Their comments insisting that the EPA move forward quickly to cut carbon pollution from new and existing coal and gas-burning power plants were delivered in person in Washington by a coalition of a dozen national environment, environmental justice, and public health groups. These were reportedly the most public responses to a proposed environmental rule since President Biden took office.
Their impatience is understandable. Power plants are the second-largest source of climate-damaging greenhouse gases in the United States after cars, trucks, and planes. The United Nations Intergovernmental Panel on Climate Change reported nearly six months ago that at the current global pace, by 2030 we will blow through the threshold for carbon pollution that will keep the planet livable.
Unless we act fast and significantly, we are the allegorical frog in slowly warming water, except we are turning up the heat on ourselves. In just three months since the EPA proposed tougher carbon regulations, we’ve experienced wildfires across North America, flooding across the northeastern US, and in July the single hottest month in recorded human history.

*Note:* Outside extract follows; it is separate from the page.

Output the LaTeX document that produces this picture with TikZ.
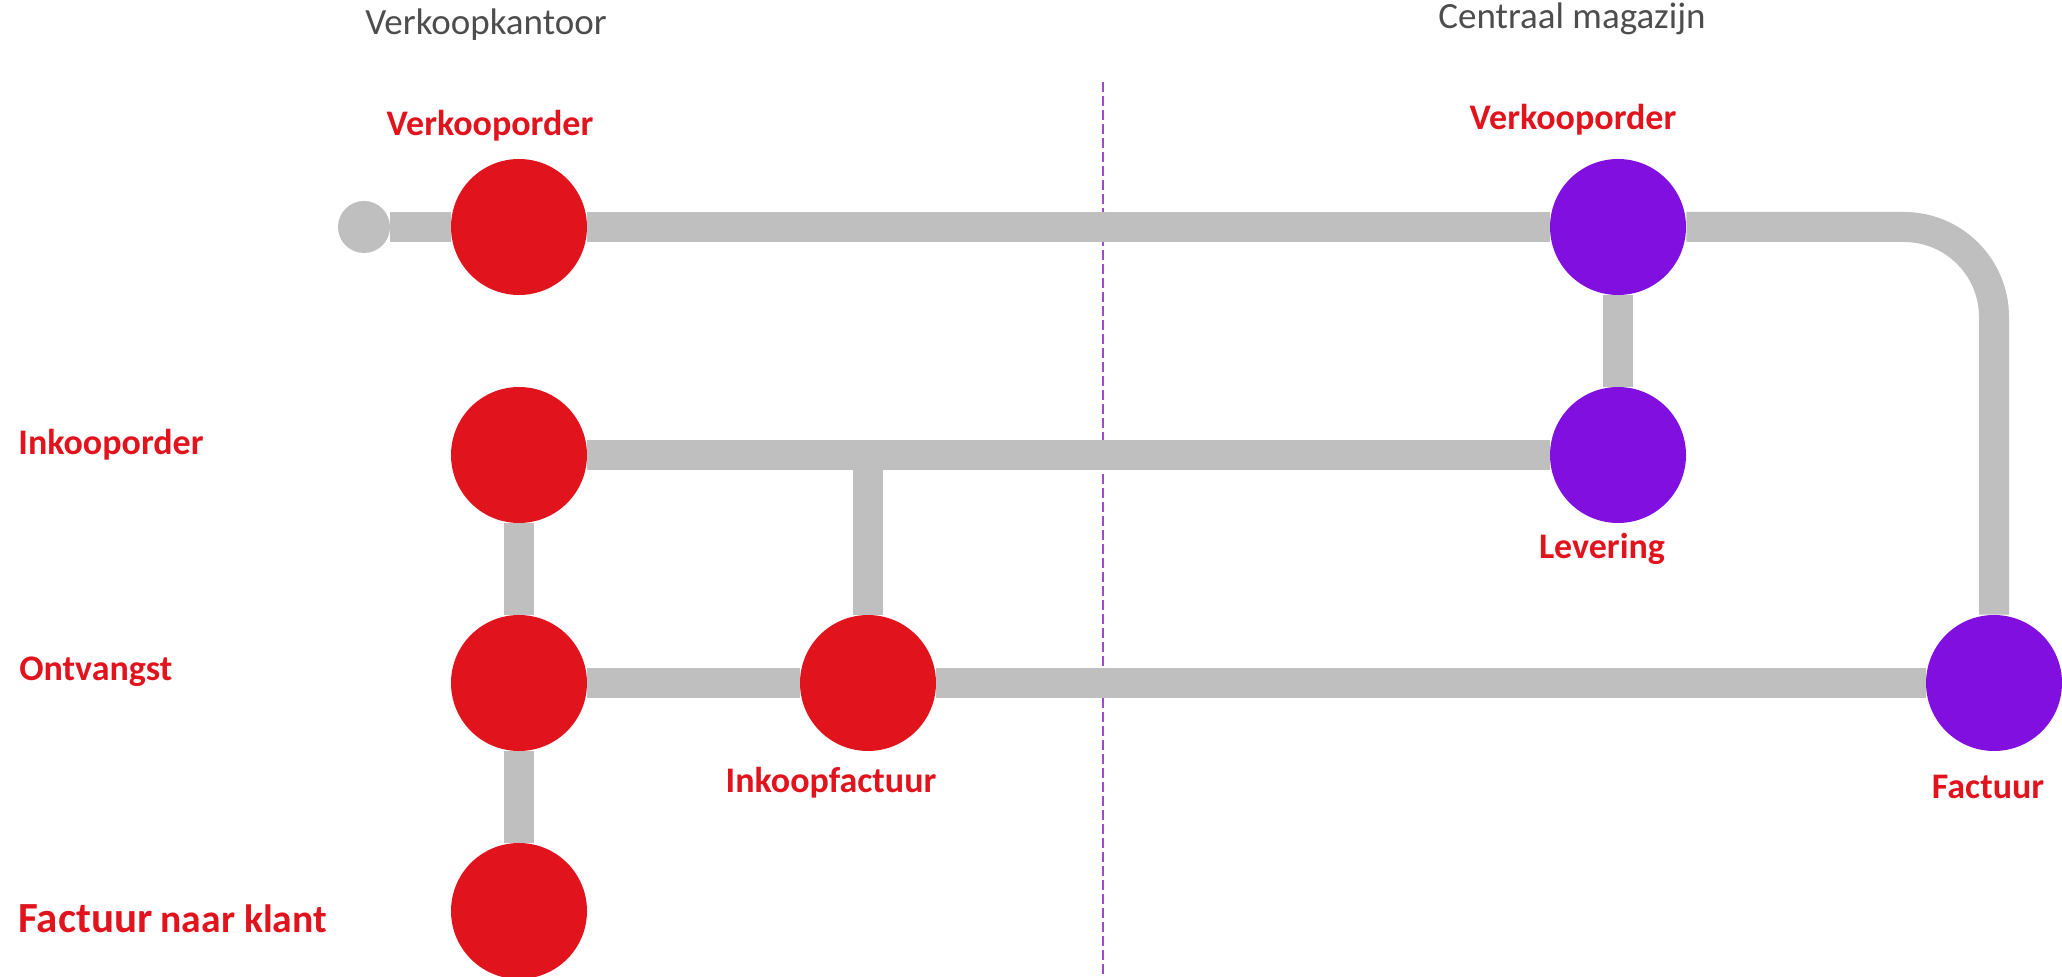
\documentclass[tikz,border=0pt]{standalone}
\usepackage{fontspec}
\setmainfont{Carlito}
\definecolor{stopred}{HTML}{E1141E}
\definecolor{stoppurple}{HTML}{800FE0}
\definecolor{railgray}{HTML}{BFBFBF}
\definecolor{headgray}{HTML}{4D4D4D}
\definecolor{divpurple}{HTML}{9B4DCA}
\begin{document}
\begin{tikzpicture}[x=0.5pt, y=-0.5pt,
    rail/.style={draw=railgray, line width=15pt},
    station/.style={circle, fill=#1, minimum size=68pt, inner sep=0pt},
    stationlabel/.style={text=stopred, inner sep=0pt, font=\bfseries\fontsize{18}{20}\selectfont},
    heading/.style={text=headgray, inner sep=0pt, font=\fontsize{18.5}{20}\selectfont},
    divider/.style={draw=divpurple, line width=1pt, dash pattern=on 5pt off 2pt}]
    \useasboundingbox (0,0) rectangle (2062,977);
    % afdelingen
    \node[heading, anchor=base] (kantoor) at (486,35) {Verkoopkantoor};
    \node[heading, anchor=base] (magazijn) at (1572,29) {Centraal magazijn};
    \coordinate (divtop) at (1103,82);
    \coordinate (divbot) at (1103,977);
    \draw[divider] (divtop) -- (divbot);
    % stations
    \node[circle, fill=railgray, minimum size=26pt, inner sep=0pt] (start) at (364,227) {};
    \node[station=stopred] (vo1) at (519,227) {};
    \node[station=stopred] (io) at (519,455) {};
    \node[station=stopred] (ont) at (519,683) {};
    \node[station=stopred] (fnk) at (519,911) {};
    \node[station=stopred] (ikf) at (868,683) {};
    \node[station=stoppurple] (vo2) at (1618,227) {};
    \node[station=stoppurple] (lev) at (1618,455) {};
    \node[station=stoppurple] (fac) at (1994,683) {};
    % lijnen
    \draw[rail] (start) -- (vo1);
    \draw[rail] (vo1) -- (vo2);
    \draw[rail, rounded corners=45pt] (vo2) -| (fac);
    \draw[rail] (vo2) -- (lev);
    \draw[rail] (io) -- (lev);
    \draw[rail] (ikf) -- (ikf |- io);
    \draw[rail] (io) -- (ont);
    \draw[rail] (ont) -- (fnk);
    \draw[rail] (ont) -- (ikf);
    \draw[rail] (ikf) -- (fac);
    % labels
    \node[stationlabel, anchor=base] (vo1l) at (490,136) {Verkooporder};
    \node[stationlabel, anchor=base] (vo2l) at (1573,130) {Verkooporder};
    \node[stationlabel, anchor=base west] (iol) at (18,455) {Inkooporder};
    \node[stationlabel, anchor=base west] (ontl) at (19,681) {Ontvangst};
    \node[stationlabel, anchor=base west] (fnkl) at (18,932) {{\fontsize{21.5}{24}\selectfont Factuur} {\fontsize{19.8}{22}\selectfont naar klant}};
    \node[stationlabel, anchor=base] (ikfl) at (831,793) {Inkoopfactuur};
    \node[stationlabel, anchor=base] (levl) at (1602,559) {Levering};
    \node[stationlabel, anchor=base] (facl) at (1988,799) {Factuur};
\end{tikzpicture}
\end{document}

These are the predictable consequences of manmade climate change, and unless we act with urgency, they will only get worse.

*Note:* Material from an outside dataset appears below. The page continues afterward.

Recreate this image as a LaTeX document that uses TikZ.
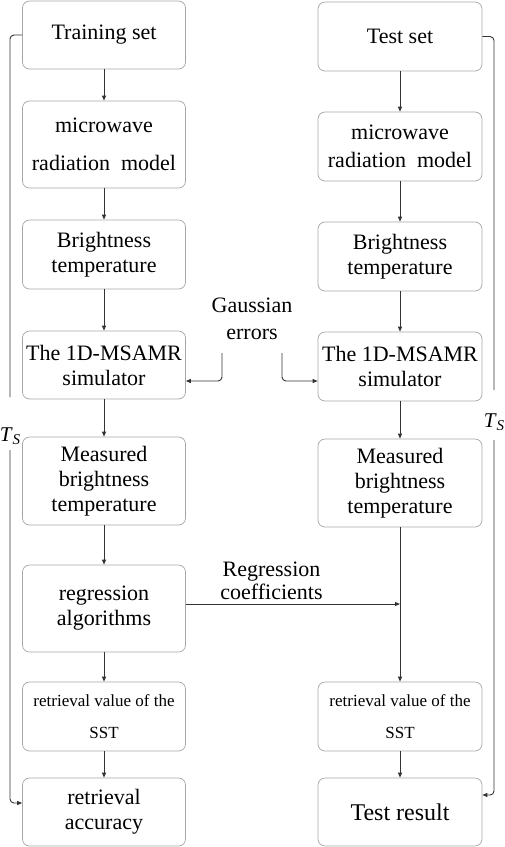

President Biden promised to reduce US carbon pollution by half by 2030. We won’t reach that without even more ambitious rules than the EPA has proposed, including more demand for community outreach by state regulators around pollution from existing plants.
Not surprisingly, the groups representing electric utilities offered their typical knee-jerk responses to higher standards to curb pollution—too much, too fast, too risky. It sounded a lot like the complaints nearly a decade ago when the Obama administration unveiled its Clean Power Plan, and plants have met those targets since.
It begs the question of why an industry that reportedly saw $14 billion in profits last year, carried out $11 billion in stock buybacks, and asked for 14 percent more rate increases from consumers compared with 2021 isn’t doing more to create the technology it needs to keep from slowly baking the planet. And why it’s building enough new gas-burning plants to power 12.8 million households. Those plants could still be open in 2050 when even power companies say they’ll be at net-zero carbon pollution and as the cost of producing electricity through renewable sources is slipping below the cost for generating it by burning fossil fuels.
The timing of their objections to the new EPA rules is ironic. We’re also marking the one-year anniversary of the historic package that the president and Congress crafted directing more than $350 billion in federal support to clean energy and good jobs.
Back then, the Edison Electric Institute, which represents the nation’s private power companies, said the tax credits and incentives included would “deliver a clean energy future and a carbon-free economy faster.” The package would put the US “at the forefront of global efforts to drive down carbon emissions'' and provide “much-needed certainty to America’s electric companies over the next decade.” The same companies have gone from applause to hand wringing in 12 months.
When it comes to what must be done now to avert unrecoverable damage to the climate, ignorance isn’t bliss—it’s an impending catastrophe. President Biden through the EPA must face up to a grave obligation by seizing every opportunity to make good on his 2030 pledge.
The word protection in the Environmental Protection Agency refers to people and the planet, not polluters. That must start now with stringent standards ensured by rigorous monitoring and enforcement mechanisms and reinforced by meaningful community voices in the conversation.
Ben Jealous is executive director of the Sierra Club, the nation’s largest and most influential grassroots environmental organization. He is a professor of practice at the University of Pennsylvania and author of Never Forget Our People Were Always Free, published in January.